I passed two women.  One from Bingley and another who I didn't recognise. I was, to say the least a little surprised but also could not contain my excitement and shot off.  I reached the moorland which is really so nice.  Memories of passing through here in the pouring rain in years before and this time it was sunny and beautiful, hot.  I passed Simon, cheering us across the fells and descended into the river bed only to climb out again, riding most of the way until the next gate forced me to get off and walk.  Another rider wanted to know how far we'd come.  5 miles.  5-bloody-miles! We were 1/3 of the way through.  Bugger.  Cyclo-cross mode again.  The 45 minute sprint.

I descended in company back into the woods and began to enjoy the break of a few fire roads until, to my horror I saw Ruth Marsden coming up behind me!
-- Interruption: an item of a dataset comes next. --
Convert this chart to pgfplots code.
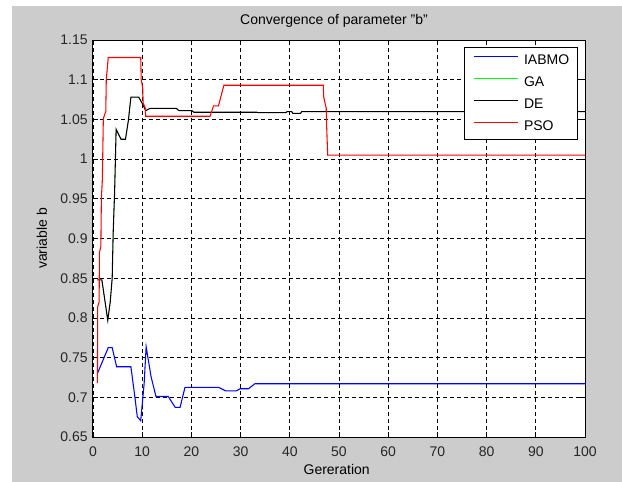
\documentclass[border=0pt]{standalone}
\usepackage{fontspec}
\setmainfont{Liberation Sans}
\usepackage{pgfplots}
\pgfplotsset{compat=1.18}
\definecolor{figgray}{RGB}{204,204,204}
\definecolor{mblue}{RGB}{0,0,255}
\definecolor{mgreen}{RGB}{0,255,0}
\definecolor{mred}{RGB}{255,0,0}

\pgfplotstableread{
x y
0.9 0.848
1.8 0.848
3.0 0.797
3.5 0.820
3.9 0.850
4.1 0.907
4.4 0.960
4.7 1.0375
5.7 1.025
6.6 1.025
7.2 1.049
7.7 1.078
9.3 1.078
10.2 1.068
10.7 1.061
11.6 1.064
16.9 1.064
17.5 1.061
20.1 1.061
20.5 1.059
33.3 1.059
33.6 1.0585
39.2 1.0585
39.4 1.0597
40.4 1.0597
40.6 1.0577
42.2 1.0577
42.4 1.0597
100 1.0597
}\dedata

\begin{document}
\begin{tikzpicture}
  % figure background (1px = 0.75pt)
  \fill[white] (0,0) rectangle (466.5pt,-361.5pt);
  \fill[figgray] (9pt,-4.5pt) rectangle (466.5pt,-361.5pt);

  \begin{axis}[
      at={(69.75pt,-327.75pt)}, anchor=south west,
      scale only axis,
      width=369pt, height=297.75pt,
      xmin=0, xmax=100, ymin=0.65, ymax=1.15,
      xtick={0,10,...,100},
      ytick={0.65,0.7,0.75,0.8,0.85,0.9,0.95,1,1.05,1.1,1.15},
      yticklabels={0.65,0.7,0.75,0.8,0.85,0.9,0.95,1,1.05,1.1,1.15},
      /pgf/number format/assume math mode=true,
      font=\fontsize{10.5}{12}\selectfont,
      tick label style={font=\fontsize{10.5}{12}\selectfont, text=black!85},
      xticklabel style={yshift=-3.5pt},
      yticklabel style={xshift=-0.5pt},
      tick align=inside,
      major tick length=3.75pt,
      tick style={black, line width=0.6pt},
      axis line style={black, line width=0.75pt},
      axis background/.style={fill=white},
      grid=major,
      grid style={black, line width=0.6pt, dash pattern=on 3pt off 2.25pt},
      title={Convergence of parameter "b"},
      every axis title shift=0pt,
      title style={at={(0.4898,1.0479)}, anchor=center,
        font=\fontsize{10.5}{12}\selectfont},
      xlabel={Gereration},
      xlabel style={at={(0.4953,-0.0932)}, anchor=base},
      ylabel={variable b},
      ylabel style={at={(-0.1037,0.5)}, anchor=center, rotate=0},
      legend style={at={(0.9864,0.9816)}, anchor=north east,
        draw=black, line width=0.75pt, fill=white,
        font=\fontsize{10.5}{12}\selectfont,
        inner xsep=6.5pt, inner ysep=4.25pt,
        nodes={inner sep=0pt, text height=8pt, text depth=2.5pt},
        row sep=6pt, column sep=4.3pt},
      legend cell align=left,
      legend image code/.code={\draw[#1, line width=0.9pt] (0pt,3.2pt) -- (33pt,3.2pt);},
      every axis plot/.append style={line width=0.8pt},
    ]
    \addplot[mblue] coordinates {
      (0.9,0.730) (3.1,0.7625) (3.9,0.7625) (4.8,0.7385) (7.7,0.7385)
      (8.5,0.701) (9.0,0.6756) (9.7,0.6705) (10.4,0.7176) (10.8,0.7637)
      (11.8,0.726) (12.8,0.701) (15.3,0.701) (16.7,0.6874) (17.7,0.6874)
      (18.7,0.7126) (25.5,0.7126) (27.0,0.708) (29.1,0.708) (29.9,0.7108)
      (31.6,0.7108) (32.9,0.7171) (100,0.7171)};
    \addlegendentry{IABMO}
    % GA coincides with DE and lies hidden under it
    \addplot[mgreen, line width=0.25pt] table[x=x, y=y] {\dedata};
    \addlegendentry{GA}
    \addplot[black] table[x=x, y=y] {\dedata};
    \addlegendentry{DE}
    \addplot[mred] coordinates {
      (0.9,0.718) (0.95,0.814) (1.25,0.820) (1.3,0.882) (1.6,0.890)
      (1.7,0.950) (1.9,0.974) (2.1,1.051) (2.6,1.060) (2.7,1.100)
      (3.1,1.128) (9.7,1.128) (9.8,1.100) (10.1,1.090) (10.2,1.070)
      (10.6,1.065) (10.7,1.054) (23.8,1.054) (24.5,1.067) (25.5,1.067)
      (26.6,1.093) (46.8,1.093) (46.9,1.078) (47.4,1.064) (47.5,1.040)
      (47.7,1.005) (100,1.005)};
    \addlegendentry{PSO}
  \end{axis}

  \pgfresetboundingbox
  \path (0,0) rectangle (466.5pt,-361.5pt);
\end{tikzpicture}
\end{document}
Now I'm used to Ruth trouncing me on the run but I'd never before had the opportunity for her to catch me up on the bike.  Try as I might I couldn't keep up with her.  Not on the up hill and not on the super bouncy downhill bike that she was riding.  She's a strong woman.
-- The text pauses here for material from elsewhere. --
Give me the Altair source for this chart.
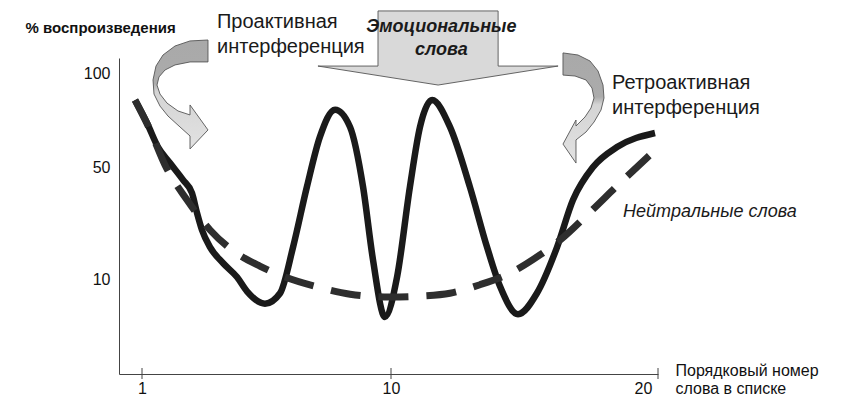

I told her she was now in second place.  She didn't believe me either but we carried on together relentlessly for a few moments before I admitted reluctantly that I'd over-cooked it and sent her on her way through a gate to downhill away from me.

The course was so dry that I rode most of the stepping stones on the gravel alongside and the boardwalks were dry... so how someone managed to fall off one I don't know but there it was, a big muddy hole in the bog.

The descent to transition came with its usual mind wobbles as the bridlepath starts to look like a footpath but then we dropped in and transitioned and out again.  Run shoes just about sliding back on.

The second run hurt all the way through.  I just about found enough get up and go to run most of it except for the steepest sections.  At 5.1 mph average it was still OK although my descent was just as quick so I obviously didn't manage that one too well.  In fact, I let rip in the vain hope that I'd catch Ruth but with my uphill being 5 minutes longer, I couldn't make it stick.

I thundered past my parents squealing "No brakes!" to find I had crossed the line in 4th woman place overall and 2nd FV40.  

Run 1: 41:09
Bike: 1:58:30
Run 2: 48:28

Dedicated support crew.
I went back to the beautiful campsite, de-camped at my leisure - including eating left-overs and watching canoe-based boy-versus-swan from the comfort of lakeshore.

This weekend was owned.  It's just a shame it had to share my ongoing week.  I drove home to start packing for working away.